- Entries taken from a collection
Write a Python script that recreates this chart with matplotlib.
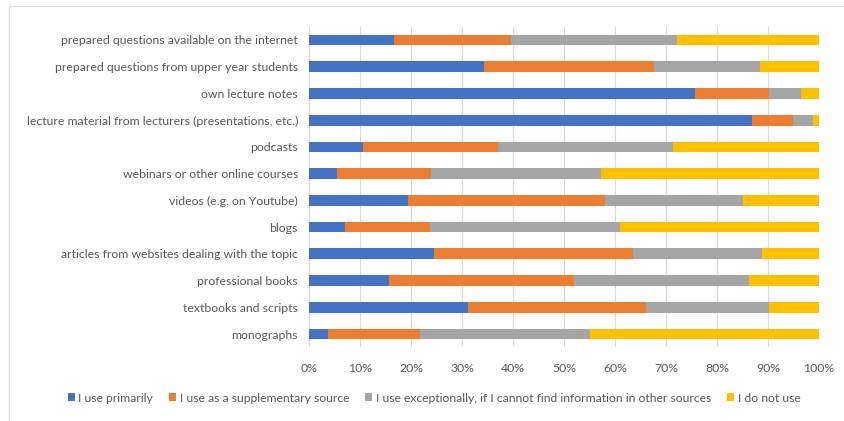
import matplotlib
matplotlib.use("Agg")
import matplotlib.pyplot as plt
import numpy as np

categories = [
    "prepared questions available on the internet",
    "prepared questions from upper year students",
    "own lecture notes",
    "lecture material from lecturers (presentations, etc.)",
    "podcasts",
    "webinars or other online courses",
    "videos (e.g. on Youtube)",
    "blogs",
    "articles from websites dealing with the topic",
    "professional books",
    "textbooks and scripts",
    "monographs",
]
primarily = [16.7, 34.4, 75.7, 86.8, 10.6, 5.4, 19.4, 7.1, 24.5, 15.7, 31.1, 3.7]
supplementary = [23.0, 33.2, 14.5, 8.2, 26.5, 18.6, 38.7, 16.6, 39.0, 36.3, 34.9, 18.1]
exceptionally = [32.5, 20.8, 6.2, 3.8, 34.3, 33.2, 27.0, 37.3, 25.3, 34.2, 24.2, 33.3]
not_use = [27.8, 11.6, 3.6, 1.2, 28.6, 42.8, 14.9, 39.0, 11.2, 13.8, 9.8, 44.9]

series_names = ["I use primarily", "I use as a supplementary source",
                "I use exceptionally, if I cannot find information in other sources",
                "I do not use"]
colors = ["#4472C4", "#ED7D31", "#A5A5A5", "#FFC000"]

plt.rcParams['font.family'] = ['Lato', 'DejaVu Sans']
text_col = '#595959'

fig = plt.figure(figsize=(8.44, 4.21), dpi=100)
ax = fig.add_axes([309/844, 1-347.4/421, 510/844, 320.8/421])

y = np.arange(len(categories))
left = np.zeros(len(categories))
data = [primarily, supplementary, exceptionally, not_use]
for vals, name, c in zip(data, series_names, colors):
    vals = np.array(vals)
    ax.barh(y, vals, left=left, height=0.4, color=c, label=name, zorder=3)
    left += vals

ax.set_xlim(0, 100)
ax.set_ylim(len(categories)-0.5, -0.5)
ax.set_yticks(y)
ax.set_yticklabels(categories)
ax.set_xticks(np.arange(0, 101, 10))
ax.set_xticklabels([f"{v}%" for v in range(0, 101, 10)])
ax.tick_params(axis='both', length=0, labelsize=8.8, colors=text_col)
ax.tick_params(axis='y', pad=8)
ax.tick_params(axis='x', pad=11)
ax.grid(axis='x', color='#d9d9d9', linewidth=0.8, zorder=0)
for s in ax.spines.values():
    s.set_visible(False)

leg = fig.legend(loc='center', bbox_to_anchor=(434/844, 1-398/421), ncol=4, frameon=False,
                 fontsize=8.7, handlelength=0.6, handleheight=0.6, handletextpad=0.3,
                 columnspacing=1.3)
for t in leg.get_texts():
    t.set_color(text_col)

fig.patches.append(plt.Rectangle((9/844, -0.01), 1.0, 1 - 6/421 + 0.01, transform=fig.transFigure,
                                 fill=False, edgecolor='#d9d9d9', linewidth=0.8))

fig.savefig("out.png", dpi=100)
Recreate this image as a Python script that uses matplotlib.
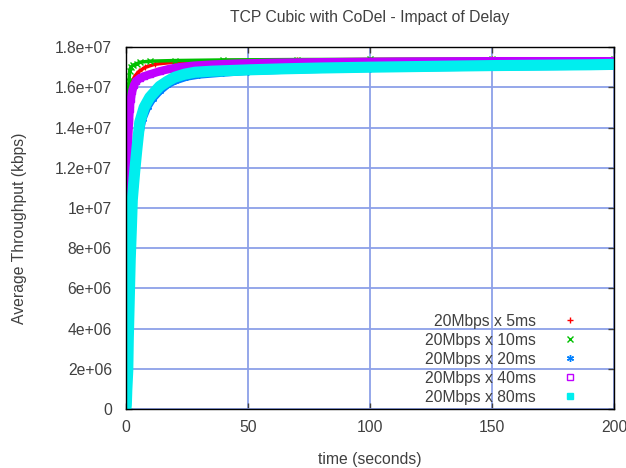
import numpy as np
import matplotlib
matplotlib.use("Agg")
import matplotlib.pyplot as plt

plt.rcParams['font.family'] = ['Liberation Sans', 'DejaVu Sans']

# average throughput (in millions of kbps) against time (s), one series per delay
t_5ms = [0, 0.1, 0.2, 0.35, 0.5, 0.7, 0.9, 1.2, 1.6, 2.2, 3, 4, 5.5, 8, 12, 20, 40, 70, 100, 150, 200]
v_5ms = [0, 3.1, 4.0, 7.8, 10.2, 12.0, 13.4, 14.6, 15.5, 16.1, 16.4, 16.6, 16.8, 17.0, 17.15,
         17.25, 17.33, 17.36, 17.38, 17.39, 17.4]

t_10ms = [0, 0.1, 0.2, 0.3, 0.45, 0.6, 0.8, 1.0, 1.3, 1.6, 2.0, 3.0, 4.5, 6, 10, 20, 40, 70, 100, 150, 200]
v_10ms = [0, 2.5, 5.5, 8.5, 11.8, 13.5, 14.8, 15.6, 16.3, 16.8, 17.0, 17.1, 17.18, 17.25, 17.3,
          17.33, 17.36, 17.38, 17.39, 17.4, 17.4]

t_20ms = [0, 0.1, 0.3, 0.5, 0.7, 1.0, 1.4, 1.8, 2.3, 2.8, 3.5, 4.5, 5.5, 7, 9, 11, 14, 17, 20, 25, 30,
          40, 50, 70, 100, 150, 200]
v_20ms = [0, 0.9, 1.6, 2.3, 2.9, 3.6, 5.4, 7.2, 8.8, 10.2, 11.4, 12.5, 13.5, 14.4, 15.0, 15.4, 15.8,
          16.1, 16.3, 16.5, 16.6, 16.7, 16.78, 16.86, 16.93, 17.0, 17.05]

t_40ms = [0, 0.15, 0.3, 0.45, 0.6, 0.8, 1.0, 1.3, 1.6, 2.0, 2.6, 3.3, 4.2, 5.7, 7.5, 10, 14, 18, 22, 28,
          35, 45, 60, 80, 112, 150, 200]
v_40ms = [0, 1.3, 3.5, 6.2, 8.6, 11.0, 13.5, 14.3, 14.9, 15.4, 15.8, 16.1, 16.3, 16.45, 16.55, 16.65,
          16.8, 16.92, 17.0, 17.08, 17.13, 17.18, 17.22, 17.25, 17.28, 17.3, 17.3]

t_80ms = [0, 0.2, 0.4, 0.8, 1.0, 1.4, 1.8, 2.25, 2.65, 3.2, 3.7, 4.5, 5.7, 7.5, 9.8, 12, 13.9, 17, 20,
          24, 28.3, 35, 42, 50.8, 65, 80, 100, 112, 130, 150, 170, 190, 200]
v_80ms = [0, 0.2, 0.95, 1.94, 3.44, 5.43, 7.43, 8.92, 10.4, 11.2, 11.9, 12.9, 14.26, 15.0, 15.5, 15.8,
          16.05, 16.3, 16.5, 16.65, 16.75, 16.8, 16.83, 16.87, 16.92, 16.96, 17.0, 17.02, 17.05, 17.08,
          17.1, 17.12, 17.14]

labels = ['20Mbps x 5ms', '20Mbps x 10ms', '20Mbps x 20ms', '20Mbps x 40ms', '20Mbps x 80ms']

x_ticks = [0, 50, 100, 150, 200]
y_ticks = [0, 2e6, 4e6, 6e6, 8e6, 1e7, 1.2e7, 1.4e7, 1.6e7, 1.8e7]
y_tick_labels = ['0', '2e+06', '4e+06', '6e+06', '8e+06', '1e+07', '1.2e+07', '1.4e+07', '1.6e+07', '1.8e+07']

series = [
    (t_5ms, v_5ms, '#ff0000', '+', 'none', 2.5),
    (t_10ms, v_10ms, '#00c000', 'x', 'none', 2.5),
    (t_20ms, v_20ms, '#0080ff', (6, 2, 0), 'none', 5),
    (t_40ms, v_40ms, '#c000ff', 's', 'none', 6),
    (t_80ms, v_80ms, '#00eeee', 's', 'full', 8),
]

TXT = '#404040'
FS = 11.3

fig = plt.figure(figsize=(6.26, 4.68), dpi=100)
ax = fig.add_axes([0.201, 0.126, 0.78, 0.7734])

handles = []
for i, ((t, v, col, mk, fill, band), lab) in enumerate(zip(series, labels)):
    v = np.array(v) * 1e6
    z = 2 + i * 0.1
    # dense samples in the original data form a solid band
    ax.plot(t, v, color=col, lw=band, solid_capstyle='butt', solid_joinstyle='round', zorder=z)
    face = col if fill == 'full' else 'none'
    h, = ax.plot(t, v, ls='none', marker=mk, ms=5, mec=col, mfc=face, mew=1.0, label=lab, zorder=z)
    handles.append(h)

ax.set_xlim(0, 200)
ax.set_ylim(0, 1.8e7)
ax.set_xticks(x_ticks)
ax.set_xticklabels([str(x) for x in x_ticks])
ax.set_yticks(y_ticks)
ax.set_yticklabels(y_tick_labels)
ax.grid(True, color='#8ca0e8', lw=1.3, zorder=1)
ax.set_axisbelow(True)
ax.tick_params(direction='in', length=4.5, width=1, color='#404040', top=True, right=True,
               labelsize=FS, labelcolor=TXT)
ax.tick_params(axis='y', pad=10)
ax.tick_params(axis='x', pad=8)
for sp in ax.spines.values():
    sp.set_color('black')
    sp.set_linewidth(1)

ax.set_title('TCP Cubic with CoDel - Impact of Delay', fontsize=FS, color=TXT, pad=18)
ax.set_xlabel('time (seconds)', fontsize=FS, color=TXT, labelpad=12)
ax.set_ylabel('Average Throughput (kbps)', fontsize=FS, color=TXT, labelpad=20)

ax.legend(handles=handles, loc='lower right', bbox_to_anchor=(0.955, -0.006), borderaxespad=0,
          frameon=False, markerfirst=False, fontsize=FS, labelcolor=TXT,
          handletextpad=1.2, labelspacing=0.26, handlelength=2.0)

fig.savefig('out.png', dpi=100)
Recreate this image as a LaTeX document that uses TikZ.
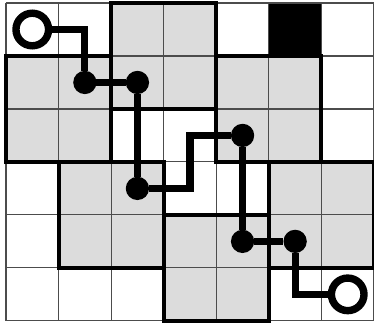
\documentclass[tikz,border=0pt]{standalone}
\definecolor{cellgray}{RGB}{220,220,220}
\begin{document}
\begin{tikzpicture}[x=1cm,y=1.0076cm,
  gridline/.style={draw=black!70,line width=0.6pt},
  regionfill/.style={fill=cellgray},
  regionedge/.style={draw=black,line width=2.1pt},
  pathline/.style={draw=black,line width=3.8pt},
  dot/.style={circle,fill=black,inner sep=0pt,outer sep=0pt,minimum size=0.443cm},
  ring/.style={circle,draw=black,fill=white,line width=4pt,inner sep=0pt,outer sep=0pt,minimum size=0.62cm}]
\useasboundingbox (-0.114,-0.075) rectangle (7.0,6.057);
% shaded regions
\foreach \x/\y in {2/4,0/3,4/3,1/1,5/1,3/0}
  \fill[regionfill] (\x,\y) rectangle ++(2,2);
\fill[black] (5,5) rectangle (6,6);
% thin grid
\foreach \i in {0,...,7} \draw[gridline] (\i,0) -- (\i,6);
\foreach \j in {0,...,6} \draw[gridline] (0,\j) -- (7,\j);
% region outlines
\foreach \x/\y in {2/4,0/3,4/3,1/1,5/1,3/0}
  \draw[regionedge] (\x,\y) rectangle ++(2,2);
% path nodes
\node[ring] (S) at (0.5,5.5) {};
\node[dot] (A) at (1.5,4.5) {};
\node[dot] (B) at (2.5,4.5) {};
\node[dot] (C) at (2.5,2.5) {};
\coordinate (k) at (3.5,3.5);
\node[dot] (D) at (4.5,3.5) {};
\node[dot] (E) at (4.5,1.5) {};
\node[dot] (F) at (5.5,1.5) {};
\node[ring] (T) at (6.5,0.5) {};
% path
\draw[pathline] (S) -| (A);
\draw[pathline] (A) -- (B);
\draw[pathline] (B) -- (C);
\draw[pathline] (C) -| (k) -- (D);
\draw[pathline] (D) -- (E);
\draw[pathline] (E) -- (F);
\draw[pathline] (F) |- (T);
\end{tikzpicture}
\end{document}
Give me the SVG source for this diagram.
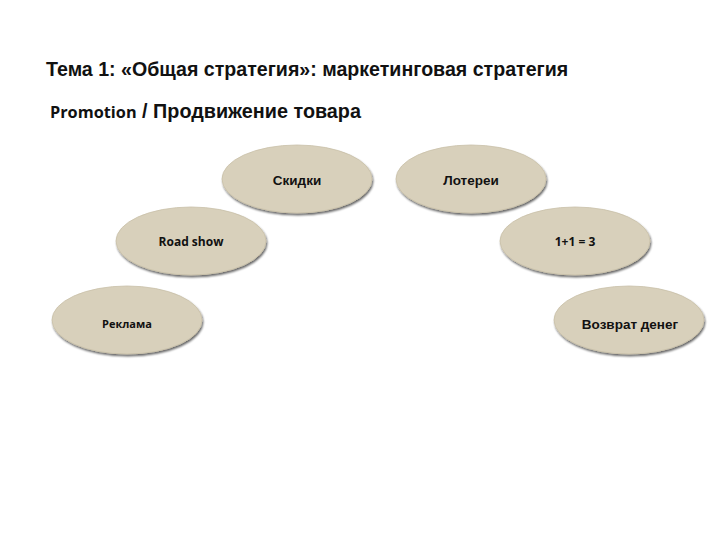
<svg xmlns="http://www.w3.org/2000/svg" width="720" height="540" viewBox="0 0 720 540">
<defs>
<filter id="sh" x="-10%" y="-10%" width="120%" height="130%">
<feGaussianBlur in="SourceAlpha" stdDeviation="1.2"/>
<feOffset dx="1" dy="2" result="b"/>
<feComponentTransfer><feFuncA type="linear" slope="0.6"/></feComponentTransfer>
<feMerge><feMergeNode/><feMergeNode in="SourceGraphic"/></feMerge>
</filter>
</defs>
<style>
.el{fill:#d8d0bb;stroke:#c9c0a8;stroke-width:0.8;filter:url(#sh)}
.t{font-family:"Liberation Sans",Arial,sans-serif;font-weight:bold;fill:#111;text-anchor:middle}
.c{font-family:"Open Sans","Liberation Sans",sans-serif;font-weight:bold;fill:#111;text-anchor:middle}
.h{font-family:"Liberation Sans",Arial,sans-serif;font-weight:bold;fill:#111}
</style>
<rect width="720" height="540" fill="#fff"/>
<g id="title">
<text class="h" x="46" y="76" font-size="19.6">Тема 1: «Общая стратегия»: маркетинговая стратегия</text>
</g>
<g id="subtitle">
<text class="h" x="50" y="118" font-size="19.8"><tspan font-family="Open Sans, Liberation Sans, sans-serif" font-size="16.3">Promotion</tspan> / Продвижение товара</text>
</g>
<g id="connectors"></g>
<g id="skidki">
<ellipse class="el" cx="297" cy="179" rx="75" ry="34"/>
<text class="t" x="297" y="185" font-size="13.5">Скидки</text>
</g>
<g id="loterei">
<ellipse class="el" cx="471" cy="179" rx="75" ry="34"/>
<text class="t" x="471" y="185" font-size="13.5">Лотереи</text>
</g>
<g id="roadshow">
<ellipse class="el" cx="191" cy="241" rx="75" ry="34"/>
<text class="c" x="191" y="246" font-size="12">Road show</text>
</g>
<g id="oneplusone">
<ellipse class="el" cx="575" cy="241" rx="75" ry="34"/>
<text class="c" x="575" y="246" font-size="12">1+1 = 3</text>
</g>
<g id="reklama">
<ellipse class="el" cx="127" cy="320" rx="75" ry="34"/>
<text class="c" x="127" y="328" font-size="11">Реклама</text>
</g>
<g id="vozvrat">
<ellipse class="el" cx="629" cy="320" rx="75" ry="34"/>
<text class="t" x="630" y="329" font-size="13.5">Возврат денег</text>
</g>
</svg>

- PROBLEM DETAILS
Using the listing, copy every line where the word "uses" shows up.

- COMPLETE ANSWER
Recreate this image as a Python script that uses matplotlib.
Recreate this image as a LaTeX document that uses TikZ.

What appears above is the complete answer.